I am using the Docker Image public.ecr.aws/cloudwatch-agent/cloudwatch-agent:latest - which, at this moment, contains CloudWatch agent 1.247358.0.

Additional Context

None.

SaxyPandaBear commented 1 year ago

That's interesting. We'll have to dive a little deeper into it, but if I understand correctly, you are using a static file credential in your CloudWatch agent container, running on ECS? I don't think I've come across someone doing that yet, though I could see why someone would want to.
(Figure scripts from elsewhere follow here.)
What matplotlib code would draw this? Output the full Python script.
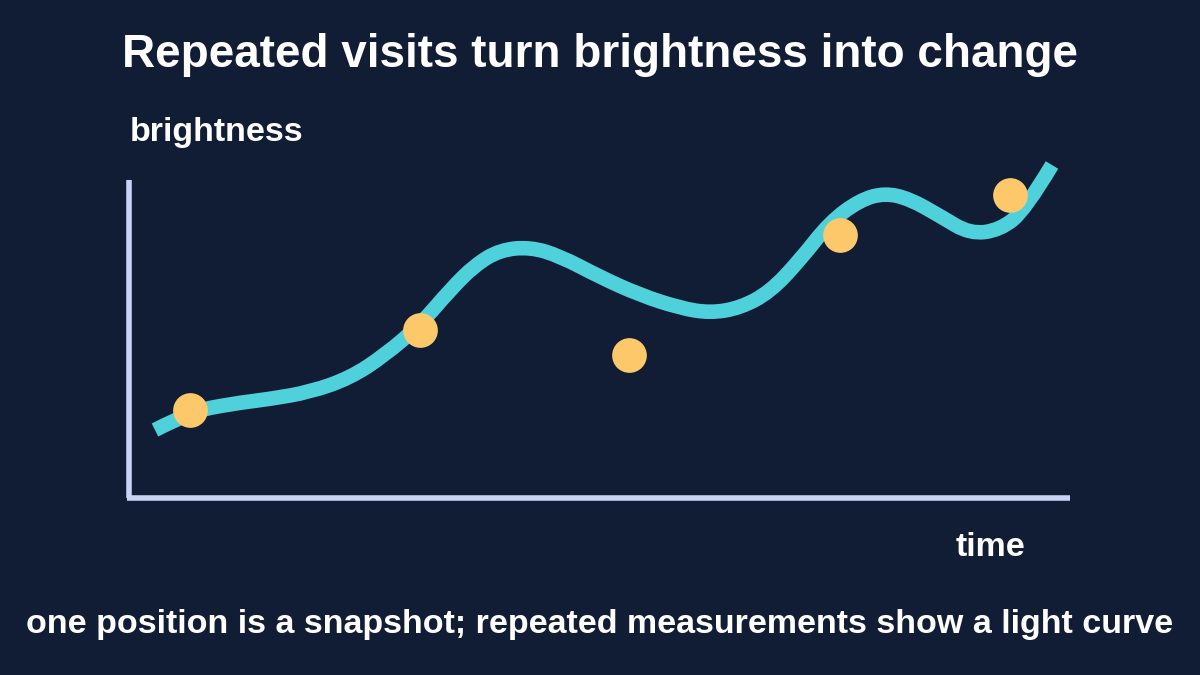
import matplotlib
matplotlib.use("Agg")
import matplotlib.pyplot as plt
from matplotlib.path import Path
from matplotlib.patches import PathPatch

# curve (pixel-space units, y downward)
curve_x = [155,190,230,270,310,350,385,420,450,475,500,530,560,600,640,680,710,740,770,800,830,860,885,910,940,970,1000,1025,1052]
curve_y = [430,412,404,399,392,378,355,325,290,265,250,247,256,277,295,308,313,308,292,260,222,200,193,199,216,234,230,210,165]
dot_x = [190,420,629,840,1010]
dot_y = [410,330,355,235,195]

bg = "#111c35"
fig = plt.figure(figsize=(12, 6.75), dpi=100, facecolor=bg)
ax = fig.add_axes([0, 0, 1, 1])
ax.set_facecolor(bg)
ax.set_xlim(0, 1200)
ax.set_ylim(675, 0)
ax.axis("off")

axc = "#c9d3f5"
ax.plot([129, 129], [180, 498], color=axc, lw=4, solid_capstyle="butt")
ax.plot([127, 1070], [498, 498], color=axc, lw=4, solid_capstyle="butt")

# smooth path: quadratic Bezier segments using read points as control points
pts = list(zip(curve_x, curve_y))
verts = [pts[0]]
codes = [Path.MOVETO]
for i in range(1, len(pts) - 1):
    mid = ((pts[i][0] + pts[i+1][0]) / 2, (pts[i][1] + pts[i+1][1]) / 2)
    end = mid if i < len(pts) - 2 else pts[-1]
    verts += [pts[i], end]
    codes += [Path.CURVE3, Path.CURVE3]
ax.add_patch(PathPatch(Path(verts, codes), fill=False, edgecolor="#4fd1dc", lw=10.5,
                       capstyle="butt", joinstyle="round"))
ax.plot(dot_x, dot_y, "o", color="#fdc86a", ms=25, mec="none", zorder=5)

fam = ["Liberation Sans", "DejaVu Sans"]
ax.text(600, 55, "Repeated visits turn brightness into change", color="white", fontsize=33,
        fontweight="bold", ha="center", va="center", family=fam)
ax.text(130, 133, "brightness", color="white", fontsize=24.5, fontweight="bold", ha="left", va="center", family=fam)
ax.text(990, 548, "time", color="white", fontsize=24.5, fontweight="bold", ha="center", va="center", family=fam)
ax.text(600, 625, "one position is a snapshot; repeated measurements show a light curve", color="white",
        fontsize=24.5, fontweight="bold", ha="center", va="center", family=fam)

fig.savefig("out.png", dpi=100, facecolor=bg)
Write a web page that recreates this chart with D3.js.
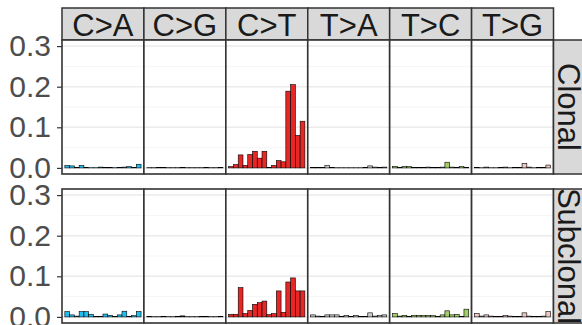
<!DOCTYPE html>
<html>
<head>
<meta charset="utf-8">
<script src="https://cdn.jsdelivr.net/npm/d3@7/dist/d3.min.js"></script>
<style>
  html, body { margin: 0; padding: 0; background: #fff; }
  svg { display: block; }
  text { font-family: "Liberation Sans", Arial, Helvetica, sans-serif; }
</style>
</head>
<body>
<svg id="chart" width="582" height="325"></svg>
<script>
// Substitution classes (facet columns) and clonality groups (facet rows)
const mutationTypes = ["C>A", "C>G", "C>T", "T>A", "T>C", "T>G"];
const groups = ["Clonal", "Subclonal"];
// 16 trinucleotide flanks within each substitution class
const flanks = ["A_A","A_C","A_G","A_T","C_A","C_C","C_G","C_T",
                "G_A","G_C","G_G","G_T","T_A","T_C","T_G","T_T"];
const typeColors = ["#1EBFF0", "#050708", "#E62725", "#CBCACB", "#A1CF64", "#EDC8C5"];
const yTicks = [0, 0.1, 0.2, 0.3];
const yMinor = [0.05, 0.15, 0.25];

// Relative contribution per context, Clonal mutations
const clonalCA = [0.006,0.005,0.001,0.006,0.001,0.0005,0.0005,0.002,0.001,0.001,0.0005,0.001,0.002,0.003,0.001,0.009];
const clonalCG = [0.0005,0.0005,0.001,0.0015,0.0005,0.0005,0.0005,0.0015,0.0005,0.0005,0.0005,0.0005,0.0015,0.0005,0.0005,0.001];
const clonalCT = [0.003,0.008,0.032,0.006,0.033,0.041,0.024,0.041,0.001,0.006,0.018,0.015,0.189,0.205,0.080,0.115];
const clonalTA = [0.001,0.001,0.001,0.006,0.001,0.0005,0.0005,0.0005,0.0005,0.0005,0.0005,0.001,0.005,0.002,0.001,0.002];
const clonalTC = [0.004,0.001,0.003,0.003,0.001,0.001,0.001,0.002,0.001,0.001,0.002,0.014,0.002,0.001,0.003,0.001];
const clonalTG = [0.001,0.0005,0.002,0.0005,0.0005,0.001,0.002,0.0005,0.001,0.001,0.011,0.002,0.0005,0.001,0.001,0.007];

// Relative contribution per context, Subclonal mutations
const subclonalCA = [0.013,0.005,0.002,0.013,0.013,0.006,0.001,0.001,0.007,0.004,0.001,0.005,0.014,0.001,0.003,0.013];
const subclonalCG = [0.001,0.0005,0.0005,0.0015,0.0005,0.0005,0.001,0.0025,0.0005,0.0005,0.0005,0.001,0.0015,0.0005,0.0005,0.001];
const subclonalCT = [0.0065,0.0065,0.072,0.008,0.016,0.031,0.035,0.039,0.006,0.008,0.064,0.011,0.086,0.096,0.064,0.064];
const subclonalTA = [0.005,0.002,0.001,0.005,0.005,0.005,0.001,0.004,0.001,0.004,0.001,0.001,0.010,0.002,0.004,0.005];
const subclonalTC = [0.008,0.002,0.004,0.001,0.004,0.004,0.003,0.004,0.003,0.001,0.005,0.015,0.005,0.006,0.001,0.019];
const subclonalTG = [0.008,0.002,0.005,0.002,0.001,0.001,0.003,0.002,0.001,0.001,0.010,0.002,0.001,0.001,0.002,0.013];

const seriesByGroup = {
  "Clonal":    [clonalCA, clonalCG, clonalCT, clonalTA, clonalTC, clonalTG],
  "Subclonal": [subclonalCA, subclonalCG, subclonalCT, subclonalTA, subclonalTC, subclonalTG]
};

// Layout
const plotLeft = 62, plotRight = 553.5;
const stripTop = 8, stripBottom = 40;
const rowTops = [40, 189];
const panelH = 134;
const rightStripW = 30;
const tickFont = 30, stripFont = 31;

const svg = d3.select("#chart");

const col = d3.scaleBand().domain(mutationTypes).range([plotLeft, plotRight]).paddingInner(0);
const x = d3.scaleBand().domain(flanks).range([0, col.bandwidth()])
  .paddingInner(0).paddingOuter(0.6);

// Column strips
mutationTypes.forEach((t, i) => {
  const g = svg.append("g").attr("transform", `translate(${col(t)},${stripTop})`);
  g.append("rect").attr("width", col.bandwidth()).attr("height", stripBottom - stripTop)
    .attr("fill", "#D9D9D9").attr("stroke", "#333333").attr("stroke-width", 1.5);
  g.append("text").attr("x", col.bandwidth() / 2).attr("y", 27.5)
    .attr("text-anchor", "middle").attr("font-size", stripFont).attr("fill", "#1A1A1A")
    .text(t);
});

groups.forEach((grp, r) => {
  const top = rowTops[r];
  const y = d3.scaleLinear().domain([-0.015, 0.315]).range([top + panelH, top]);

  // y axis
  const axis = svg.append("g").attr("transform", `translate(${plotLeft},0)`)
    .call(d3.axisLeft(y).tickValues(yTicks).tickFormat(d3.format(".1f")).tickSize(5).tickPadding(6));
  axis.select(".domain").remove();
  axis.selectAll(".tick line").attr("stroke", "#333333").attr("stroke-width", 1.2);
  axis.selectAll(".tick text").attr("font-size", tickFont).attr("fill", "#4D4D4D")
    .attr("font-family", "'Liberation Sans', Arial, sans-serif");

  mutationTypes.forEach((t, i) => {
    const g = svg.append("g").attr("transform", `translate(${col(t)},0)`);
    const w = col.bandwidth();
    g.append("rect").attr("x", 0).attr("y", top).attr("width", w).attr("height", panelH)
      .attr("fill", "#FFFFFF");
    g.selectAll(".minor").data(yMinor).join("line")
      .attr("x1", 0).attr("x2", w).attr("y1", d => y(d)).attr("y2", d => y(d))
      .attr("stroke", "#F2F2F2").attr("stroke-width", 0.8);
    g.selectAll(".major").data(yTicks).join("line")
      .attr("x1", 0).attr("x2", w).attr("y1", d => y(d)).attr("y2", d => y(d))
      .attr("stroke", "#EBEBEB").attr("stroke-width", 1.5);

    const vals = seriesByGroup[grp][i];
    g.selectAll(".bar").data(flanks.map((f, k) => ({ f, v: vals[k] }))).join("rect")
      .attr("x", d => x(d.f)).attr("width", x.bandwidth())
      .attr("y", d => y(d.v)).attr("height", d => y(0) - y(d.v))
      .attr("fill", typeColors[i]).attr("stroke", "#000000").attr("stroke-width", 0.6);

    g.append("rect").attr("x", 0).attr("y", top).attr("width", w).attr("height", panelH)
      .attr("fill", "none").attr("stroke", "#333333").attr("stroke-width", 1.6);
  });

  // Row strip
  const rs = svg.append("g").attr("transform", `translate(${plotRight},${top})`);
  rs.append("rect").attr("width", rightStripW).attr("height", panelH)
    .attr("fill", "#D9D9D9").attr("stroke", "#333333").attr("stroke-width", 1.5);
  rs.append("text")
    .attr("transform", `translate(${rightStripW / 2 - 10.5},${panelH / 2}) rotate(90)`)
    .attr("text-anchor", "middle").attr("font-size", stripFont).attr("fill", "#1A1A1A")
    .text(grp);
});
</script>
</body>
</html>
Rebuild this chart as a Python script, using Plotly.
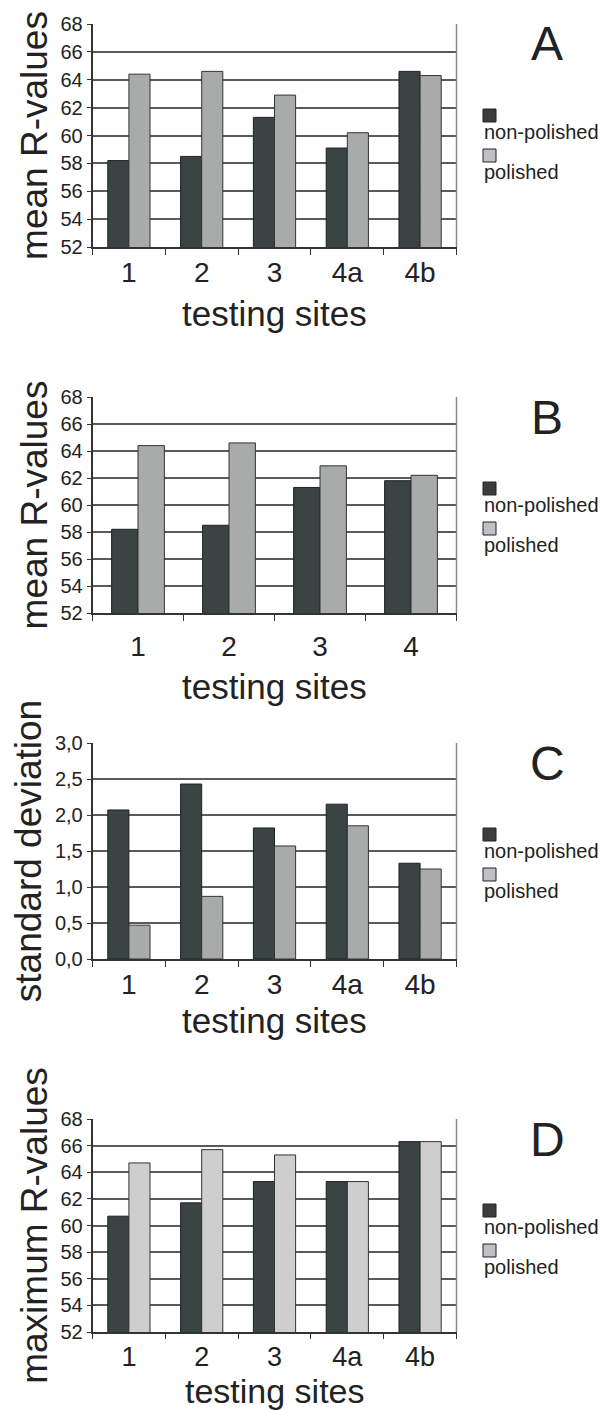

colinbjohnson commented 1 year ago

We actually mount the credentials file into the Docker container when running locally - we use this configuration for testing.

github-actions[bot] commented 1 year ago

This issue was marked stale due to lack of activity.

github-actions[bot] commented 3 months ago

This issue was marked stale due to lack of activity.

colinbjohnson commented 3 months ago

I wouldn't consider this issue stale - I believe it is still an issue.